§ **WHAT NEEDS TO BE DONE**
Gather, from the listing beneath this task, every line holding the string "that".

§ **PROVIDED RECORDS**
=-=-=-=-=

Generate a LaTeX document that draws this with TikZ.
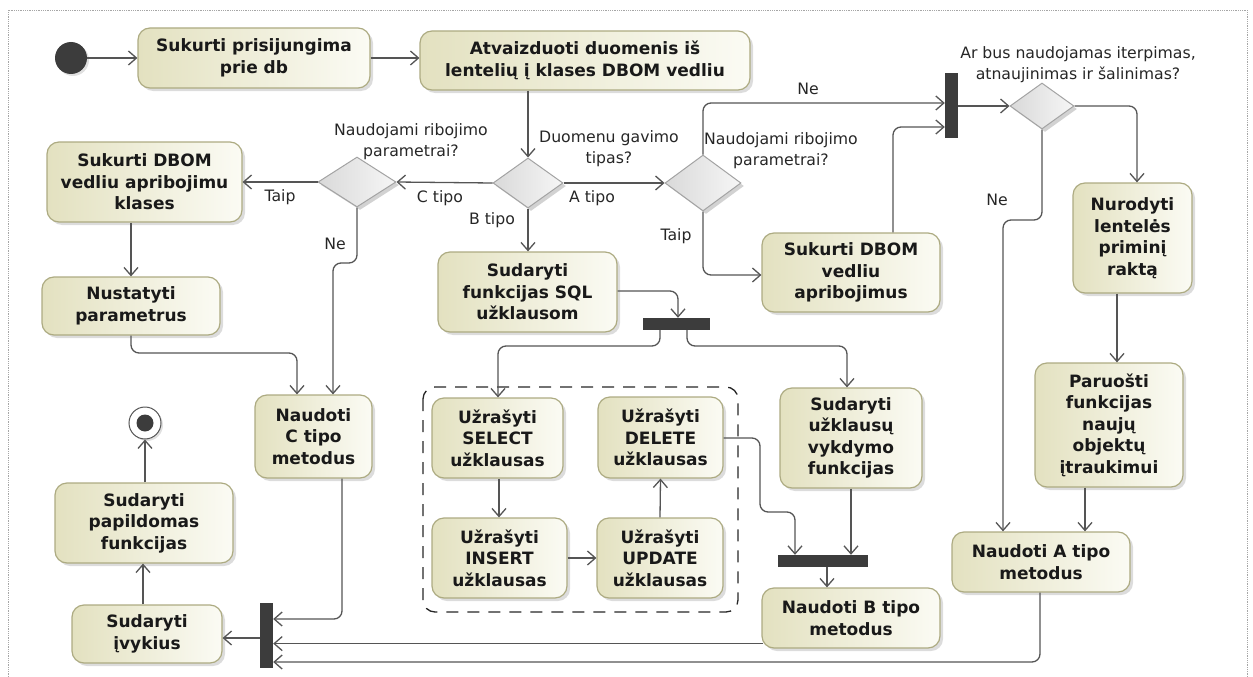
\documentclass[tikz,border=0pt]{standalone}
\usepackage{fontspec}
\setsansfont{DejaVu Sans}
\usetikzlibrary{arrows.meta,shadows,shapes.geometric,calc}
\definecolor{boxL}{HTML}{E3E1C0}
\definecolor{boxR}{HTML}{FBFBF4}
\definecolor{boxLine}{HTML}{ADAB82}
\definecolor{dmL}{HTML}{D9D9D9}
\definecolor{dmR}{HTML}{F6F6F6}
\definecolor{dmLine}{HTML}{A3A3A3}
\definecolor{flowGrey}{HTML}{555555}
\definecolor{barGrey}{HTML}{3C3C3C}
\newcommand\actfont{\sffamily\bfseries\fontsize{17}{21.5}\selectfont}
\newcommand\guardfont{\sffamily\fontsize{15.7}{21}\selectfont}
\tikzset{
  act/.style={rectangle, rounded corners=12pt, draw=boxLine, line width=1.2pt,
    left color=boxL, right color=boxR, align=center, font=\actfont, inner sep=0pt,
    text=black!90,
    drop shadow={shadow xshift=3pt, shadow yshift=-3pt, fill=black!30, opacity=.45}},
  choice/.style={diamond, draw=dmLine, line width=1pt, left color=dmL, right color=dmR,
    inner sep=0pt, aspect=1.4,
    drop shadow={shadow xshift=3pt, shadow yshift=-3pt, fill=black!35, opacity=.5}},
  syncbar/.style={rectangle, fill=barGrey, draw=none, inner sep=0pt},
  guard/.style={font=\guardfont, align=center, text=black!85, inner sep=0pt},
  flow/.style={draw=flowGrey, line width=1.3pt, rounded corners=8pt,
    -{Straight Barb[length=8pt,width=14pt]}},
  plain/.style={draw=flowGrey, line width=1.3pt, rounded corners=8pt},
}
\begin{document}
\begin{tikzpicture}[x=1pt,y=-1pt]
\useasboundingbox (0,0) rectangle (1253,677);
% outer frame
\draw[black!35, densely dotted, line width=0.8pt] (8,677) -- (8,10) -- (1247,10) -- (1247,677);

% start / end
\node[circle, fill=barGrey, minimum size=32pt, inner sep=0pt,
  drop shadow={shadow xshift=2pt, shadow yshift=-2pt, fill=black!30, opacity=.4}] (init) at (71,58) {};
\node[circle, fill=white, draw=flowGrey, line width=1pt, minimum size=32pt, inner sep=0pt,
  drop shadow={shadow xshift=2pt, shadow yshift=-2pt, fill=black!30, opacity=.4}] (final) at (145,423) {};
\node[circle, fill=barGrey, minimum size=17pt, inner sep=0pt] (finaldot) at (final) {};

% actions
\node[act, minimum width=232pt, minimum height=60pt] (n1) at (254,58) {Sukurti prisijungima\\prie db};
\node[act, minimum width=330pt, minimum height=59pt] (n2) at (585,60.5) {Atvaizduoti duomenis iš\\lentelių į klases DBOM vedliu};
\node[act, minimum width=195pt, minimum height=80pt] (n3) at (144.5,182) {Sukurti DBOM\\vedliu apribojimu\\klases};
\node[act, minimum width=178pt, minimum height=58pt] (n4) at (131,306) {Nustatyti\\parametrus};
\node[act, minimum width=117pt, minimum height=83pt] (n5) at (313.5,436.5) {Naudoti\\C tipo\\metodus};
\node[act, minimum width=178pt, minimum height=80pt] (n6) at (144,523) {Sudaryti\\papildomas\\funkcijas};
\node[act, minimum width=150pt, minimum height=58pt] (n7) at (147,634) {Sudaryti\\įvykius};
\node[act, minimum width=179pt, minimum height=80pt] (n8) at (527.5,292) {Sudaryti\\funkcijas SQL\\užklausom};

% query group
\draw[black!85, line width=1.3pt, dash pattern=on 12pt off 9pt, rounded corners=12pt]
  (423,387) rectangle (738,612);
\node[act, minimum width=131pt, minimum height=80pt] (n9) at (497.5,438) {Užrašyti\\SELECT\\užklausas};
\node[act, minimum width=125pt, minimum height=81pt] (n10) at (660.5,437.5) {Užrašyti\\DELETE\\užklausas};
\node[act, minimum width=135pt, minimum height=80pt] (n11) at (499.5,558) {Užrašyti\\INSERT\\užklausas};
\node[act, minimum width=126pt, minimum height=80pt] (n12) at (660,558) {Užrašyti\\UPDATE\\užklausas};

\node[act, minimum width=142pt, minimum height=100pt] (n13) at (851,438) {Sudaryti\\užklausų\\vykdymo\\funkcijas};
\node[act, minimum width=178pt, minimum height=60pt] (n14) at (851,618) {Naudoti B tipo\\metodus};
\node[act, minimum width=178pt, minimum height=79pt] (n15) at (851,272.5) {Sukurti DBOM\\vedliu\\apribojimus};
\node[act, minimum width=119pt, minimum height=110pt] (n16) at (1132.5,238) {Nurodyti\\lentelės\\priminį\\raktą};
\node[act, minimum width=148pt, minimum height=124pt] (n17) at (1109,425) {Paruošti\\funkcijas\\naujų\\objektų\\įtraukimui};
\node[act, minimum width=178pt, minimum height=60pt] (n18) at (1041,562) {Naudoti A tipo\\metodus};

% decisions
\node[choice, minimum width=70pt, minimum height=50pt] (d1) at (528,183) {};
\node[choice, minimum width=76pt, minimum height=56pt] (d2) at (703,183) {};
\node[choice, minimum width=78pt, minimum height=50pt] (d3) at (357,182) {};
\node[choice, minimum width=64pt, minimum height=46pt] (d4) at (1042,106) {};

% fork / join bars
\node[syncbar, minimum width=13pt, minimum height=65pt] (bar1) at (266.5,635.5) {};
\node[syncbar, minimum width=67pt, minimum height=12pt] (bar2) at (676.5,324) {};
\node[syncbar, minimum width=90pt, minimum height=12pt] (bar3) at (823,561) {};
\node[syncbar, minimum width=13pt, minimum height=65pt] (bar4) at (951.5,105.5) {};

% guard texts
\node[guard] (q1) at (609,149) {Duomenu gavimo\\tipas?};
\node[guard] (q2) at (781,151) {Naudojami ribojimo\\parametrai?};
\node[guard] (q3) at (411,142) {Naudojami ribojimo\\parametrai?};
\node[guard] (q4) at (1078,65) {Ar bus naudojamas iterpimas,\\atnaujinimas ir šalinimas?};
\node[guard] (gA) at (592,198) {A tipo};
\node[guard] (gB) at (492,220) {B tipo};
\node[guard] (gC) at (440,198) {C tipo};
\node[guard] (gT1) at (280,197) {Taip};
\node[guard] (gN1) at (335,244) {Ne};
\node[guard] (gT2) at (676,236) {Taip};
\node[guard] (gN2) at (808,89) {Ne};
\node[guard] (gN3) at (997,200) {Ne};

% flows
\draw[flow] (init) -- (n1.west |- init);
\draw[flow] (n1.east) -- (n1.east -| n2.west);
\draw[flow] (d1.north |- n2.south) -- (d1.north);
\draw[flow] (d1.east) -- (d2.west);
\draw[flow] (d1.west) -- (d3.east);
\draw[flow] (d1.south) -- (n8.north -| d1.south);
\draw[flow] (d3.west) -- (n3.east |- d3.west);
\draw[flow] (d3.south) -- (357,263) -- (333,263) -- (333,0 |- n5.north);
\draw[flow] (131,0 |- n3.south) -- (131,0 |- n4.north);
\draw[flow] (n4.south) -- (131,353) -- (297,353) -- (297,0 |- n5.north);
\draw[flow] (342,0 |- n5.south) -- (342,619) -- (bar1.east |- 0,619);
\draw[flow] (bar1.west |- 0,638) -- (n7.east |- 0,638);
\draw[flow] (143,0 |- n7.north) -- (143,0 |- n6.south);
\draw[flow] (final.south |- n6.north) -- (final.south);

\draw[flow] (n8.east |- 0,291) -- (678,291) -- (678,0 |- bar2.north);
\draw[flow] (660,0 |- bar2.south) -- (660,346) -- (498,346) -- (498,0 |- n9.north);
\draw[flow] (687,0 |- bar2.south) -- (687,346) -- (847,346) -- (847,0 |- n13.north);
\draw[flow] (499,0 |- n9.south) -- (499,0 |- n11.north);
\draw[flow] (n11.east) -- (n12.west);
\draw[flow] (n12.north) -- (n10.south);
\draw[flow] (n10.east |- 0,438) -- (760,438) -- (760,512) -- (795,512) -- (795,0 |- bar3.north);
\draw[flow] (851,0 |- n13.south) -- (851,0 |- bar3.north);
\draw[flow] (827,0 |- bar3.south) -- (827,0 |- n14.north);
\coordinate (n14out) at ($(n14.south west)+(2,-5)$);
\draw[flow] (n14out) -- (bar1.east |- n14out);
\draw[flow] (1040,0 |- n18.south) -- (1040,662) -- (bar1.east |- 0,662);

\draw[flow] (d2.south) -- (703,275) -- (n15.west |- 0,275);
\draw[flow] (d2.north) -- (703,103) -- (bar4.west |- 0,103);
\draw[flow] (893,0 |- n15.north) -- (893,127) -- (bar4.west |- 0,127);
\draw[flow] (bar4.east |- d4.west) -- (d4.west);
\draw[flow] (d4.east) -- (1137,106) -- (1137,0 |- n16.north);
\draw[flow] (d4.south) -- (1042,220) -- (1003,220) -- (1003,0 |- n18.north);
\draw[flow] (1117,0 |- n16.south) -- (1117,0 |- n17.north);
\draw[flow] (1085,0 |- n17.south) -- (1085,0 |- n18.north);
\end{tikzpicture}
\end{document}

=-=-=-=-=

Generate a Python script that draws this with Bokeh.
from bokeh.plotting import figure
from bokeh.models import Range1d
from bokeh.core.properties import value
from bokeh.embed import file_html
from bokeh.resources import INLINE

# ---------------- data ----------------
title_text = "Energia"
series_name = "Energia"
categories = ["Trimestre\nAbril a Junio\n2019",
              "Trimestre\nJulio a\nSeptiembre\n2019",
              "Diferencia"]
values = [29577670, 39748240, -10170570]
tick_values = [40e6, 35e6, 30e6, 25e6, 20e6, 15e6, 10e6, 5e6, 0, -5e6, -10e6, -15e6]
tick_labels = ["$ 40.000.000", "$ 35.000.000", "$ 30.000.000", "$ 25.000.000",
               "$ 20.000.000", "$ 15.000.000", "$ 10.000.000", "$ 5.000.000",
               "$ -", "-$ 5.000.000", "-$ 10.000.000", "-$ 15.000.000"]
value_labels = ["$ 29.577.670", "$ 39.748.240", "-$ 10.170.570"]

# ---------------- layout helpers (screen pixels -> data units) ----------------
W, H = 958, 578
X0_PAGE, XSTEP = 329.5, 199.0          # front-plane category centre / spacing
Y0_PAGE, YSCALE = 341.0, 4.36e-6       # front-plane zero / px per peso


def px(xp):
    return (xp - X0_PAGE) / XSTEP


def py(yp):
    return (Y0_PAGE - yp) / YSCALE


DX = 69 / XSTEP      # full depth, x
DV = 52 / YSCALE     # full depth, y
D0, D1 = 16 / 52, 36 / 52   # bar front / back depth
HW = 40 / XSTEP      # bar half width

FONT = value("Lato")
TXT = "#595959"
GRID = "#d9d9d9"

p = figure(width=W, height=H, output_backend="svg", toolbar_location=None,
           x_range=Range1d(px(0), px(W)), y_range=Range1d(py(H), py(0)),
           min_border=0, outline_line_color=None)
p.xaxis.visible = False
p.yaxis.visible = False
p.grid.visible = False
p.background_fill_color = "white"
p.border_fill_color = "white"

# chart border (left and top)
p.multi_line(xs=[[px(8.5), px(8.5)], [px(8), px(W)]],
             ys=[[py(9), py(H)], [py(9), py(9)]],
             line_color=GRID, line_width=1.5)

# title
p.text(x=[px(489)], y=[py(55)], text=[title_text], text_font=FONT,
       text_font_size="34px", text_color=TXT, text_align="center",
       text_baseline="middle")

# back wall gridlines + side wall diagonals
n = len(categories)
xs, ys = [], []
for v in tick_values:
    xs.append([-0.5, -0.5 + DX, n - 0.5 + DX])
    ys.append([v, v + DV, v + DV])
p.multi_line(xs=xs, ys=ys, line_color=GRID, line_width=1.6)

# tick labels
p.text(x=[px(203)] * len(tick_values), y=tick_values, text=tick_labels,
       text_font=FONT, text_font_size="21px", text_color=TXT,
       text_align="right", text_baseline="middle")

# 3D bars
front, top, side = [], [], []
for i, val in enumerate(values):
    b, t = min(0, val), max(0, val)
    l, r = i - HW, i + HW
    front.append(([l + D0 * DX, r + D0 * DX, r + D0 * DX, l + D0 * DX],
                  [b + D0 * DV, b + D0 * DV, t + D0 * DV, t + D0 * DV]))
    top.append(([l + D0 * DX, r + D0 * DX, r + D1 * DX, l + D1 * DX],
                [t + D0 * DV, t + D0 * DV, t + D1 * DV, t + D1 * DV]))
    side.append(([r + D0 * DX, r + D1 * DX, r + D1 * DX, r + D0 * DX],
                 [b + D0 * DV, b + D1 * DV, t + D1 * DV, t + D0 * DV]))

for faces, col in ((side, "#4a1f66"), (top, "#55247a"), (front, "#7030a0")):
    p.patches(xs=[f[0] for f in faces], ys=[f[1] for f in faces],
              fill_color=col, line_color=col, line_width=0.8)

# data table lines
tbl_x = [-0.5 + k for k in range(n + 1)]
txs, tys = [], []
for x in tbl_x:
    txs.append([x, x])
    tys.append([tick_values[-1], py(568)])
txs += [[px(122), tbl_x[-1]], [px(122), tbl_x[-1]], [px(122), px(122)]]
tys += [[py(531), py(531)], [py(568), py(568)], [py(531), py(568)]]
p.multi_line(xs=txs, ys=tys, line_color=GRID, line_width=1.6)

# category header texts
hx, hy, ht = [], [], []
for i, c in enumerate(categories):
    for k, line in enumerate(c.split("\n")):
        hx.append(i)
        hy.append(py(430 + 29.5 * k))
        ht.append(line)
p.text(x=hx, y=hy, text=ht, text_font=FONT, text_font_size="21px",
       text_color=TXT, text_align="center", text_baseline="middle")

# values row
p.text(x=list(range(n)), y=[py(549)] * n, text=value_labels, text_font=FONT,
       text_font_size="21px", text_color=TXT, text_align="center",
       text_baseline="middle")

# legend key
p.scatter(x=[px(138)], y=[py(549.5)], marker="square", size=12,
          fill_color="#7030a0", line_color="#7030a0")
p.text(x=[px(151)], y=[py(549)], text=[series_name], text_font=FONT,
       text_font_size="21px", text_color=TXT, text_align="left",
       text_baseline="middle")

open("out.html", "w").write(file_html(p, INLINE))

=-=-=-=-=

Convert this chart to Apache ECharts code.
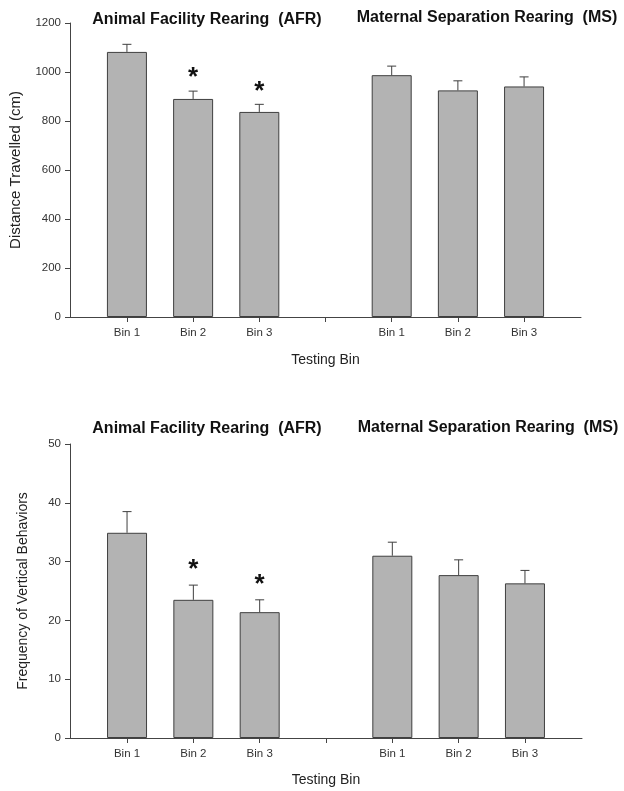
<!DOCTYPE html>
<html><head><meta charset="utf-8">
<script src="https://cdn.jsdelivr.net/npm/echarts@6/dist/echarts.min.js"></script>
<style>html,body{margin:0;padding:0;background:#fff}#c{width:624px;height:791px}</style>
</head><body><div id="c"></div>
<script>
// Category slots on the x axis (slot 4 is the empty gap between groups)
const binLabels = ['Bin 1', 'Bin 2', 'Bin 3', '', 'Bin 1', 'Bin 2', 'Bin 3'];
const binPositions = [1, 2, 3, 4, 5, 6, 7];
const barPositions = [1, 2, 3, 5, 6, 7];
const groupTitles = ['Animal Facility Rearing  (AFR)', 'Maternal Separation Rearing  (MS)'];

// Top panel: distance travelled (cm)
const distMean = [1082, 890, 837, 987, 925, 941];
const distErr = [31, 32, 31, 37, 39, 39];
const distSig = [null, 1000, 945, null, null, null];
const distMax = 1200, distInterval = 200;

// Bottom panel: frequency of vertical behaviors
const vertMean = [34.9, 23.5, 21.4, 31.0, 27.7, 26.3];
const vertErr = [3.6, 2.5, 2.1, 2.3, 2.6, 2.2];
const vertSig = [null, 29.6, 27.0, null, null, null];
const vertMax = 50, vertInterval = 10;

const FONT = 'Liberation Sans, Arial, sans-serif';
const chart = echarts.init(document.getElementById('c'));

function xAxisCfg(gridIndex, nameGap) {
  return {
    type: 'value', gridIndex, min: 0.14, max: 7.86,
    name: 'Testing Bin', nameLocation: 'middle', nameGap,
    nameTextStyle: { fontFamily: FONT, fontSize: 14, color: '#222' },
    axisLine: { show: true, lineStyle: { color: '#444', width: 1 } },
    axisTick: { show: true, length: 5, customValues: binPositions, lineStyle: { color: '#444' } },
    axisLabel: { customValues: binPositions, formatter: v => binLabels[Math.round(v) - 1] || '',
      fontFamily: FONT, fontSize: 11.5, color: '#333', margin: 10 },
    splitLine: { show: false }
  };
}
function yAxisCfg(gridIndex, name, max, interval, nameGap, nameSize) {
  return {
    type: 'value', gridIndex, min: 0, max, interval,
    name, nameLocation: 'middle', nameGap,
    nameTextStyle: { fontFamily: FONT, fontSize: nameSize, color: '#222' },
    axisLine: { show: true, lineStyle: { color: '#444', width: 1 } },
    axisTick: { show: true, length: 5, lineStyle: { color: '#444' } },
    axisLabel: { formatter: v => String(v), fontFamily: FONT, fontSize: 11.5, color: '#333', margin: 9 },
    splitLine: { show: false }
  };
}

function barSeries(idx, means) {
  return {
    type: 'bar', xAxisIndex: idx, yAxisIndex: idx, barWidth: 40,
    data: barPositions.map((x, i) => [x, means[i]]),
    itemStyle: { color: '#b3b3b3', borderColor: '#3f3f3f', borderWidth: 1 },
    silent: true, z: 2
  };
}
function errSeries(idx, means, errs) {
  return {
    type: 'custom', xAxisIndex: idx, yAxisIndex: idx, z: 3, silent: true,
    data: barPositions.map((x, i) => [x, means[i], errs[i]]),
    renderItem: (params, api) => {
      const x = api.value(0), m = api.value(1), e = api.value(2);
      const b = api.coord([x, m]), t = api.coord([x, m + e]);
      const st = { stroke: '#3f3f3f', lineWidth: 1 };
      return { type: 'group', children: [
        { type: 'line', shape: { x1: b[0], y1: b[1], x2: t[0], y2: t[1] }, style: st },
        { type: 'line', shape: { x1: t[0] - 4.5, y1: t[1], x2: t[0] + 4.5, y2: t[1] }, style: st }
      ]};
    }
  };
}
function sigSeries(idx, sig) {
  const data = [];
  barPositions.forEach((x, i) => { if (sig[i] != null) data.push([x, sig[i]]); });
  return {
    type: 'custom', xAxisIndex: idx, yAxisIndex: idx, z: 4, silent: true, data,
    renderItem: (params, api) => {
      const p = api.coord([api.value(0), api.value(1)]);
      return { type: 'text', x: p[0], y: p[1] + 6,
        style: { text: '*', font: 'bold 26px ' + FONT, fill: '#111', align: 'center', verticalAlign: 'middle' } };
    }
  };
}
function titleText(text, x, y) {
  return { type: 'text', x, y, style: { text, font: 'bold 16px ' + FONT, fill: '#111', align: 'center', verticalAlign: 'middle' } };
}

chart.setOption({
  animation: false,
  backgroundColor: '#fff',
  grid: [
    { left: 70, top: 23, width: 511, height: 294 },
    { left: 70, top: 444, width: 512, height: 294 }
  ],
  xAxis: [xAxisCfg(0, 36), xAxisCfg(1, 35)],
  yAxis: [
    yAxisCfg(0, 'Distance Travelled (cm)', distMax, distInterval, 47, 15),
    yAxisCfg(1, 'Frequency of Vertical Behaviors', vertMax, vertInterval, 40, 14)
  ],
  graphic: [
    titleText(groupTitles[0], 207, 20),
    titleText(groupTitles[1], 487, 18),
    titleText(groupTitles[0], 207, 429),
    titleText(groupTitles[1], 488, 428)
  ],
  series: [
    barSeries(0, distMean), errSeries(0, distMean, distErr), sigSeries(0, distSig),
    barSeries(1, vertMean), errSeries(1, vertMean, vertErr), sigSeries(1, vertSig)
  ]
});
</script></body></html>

=-=-=-=-=

§ **OUTPUT FOR THIS EXERCISE**
Generate a LaTeX document that draws this with TikZ.
Generate a Python script that draws this with Bokeh.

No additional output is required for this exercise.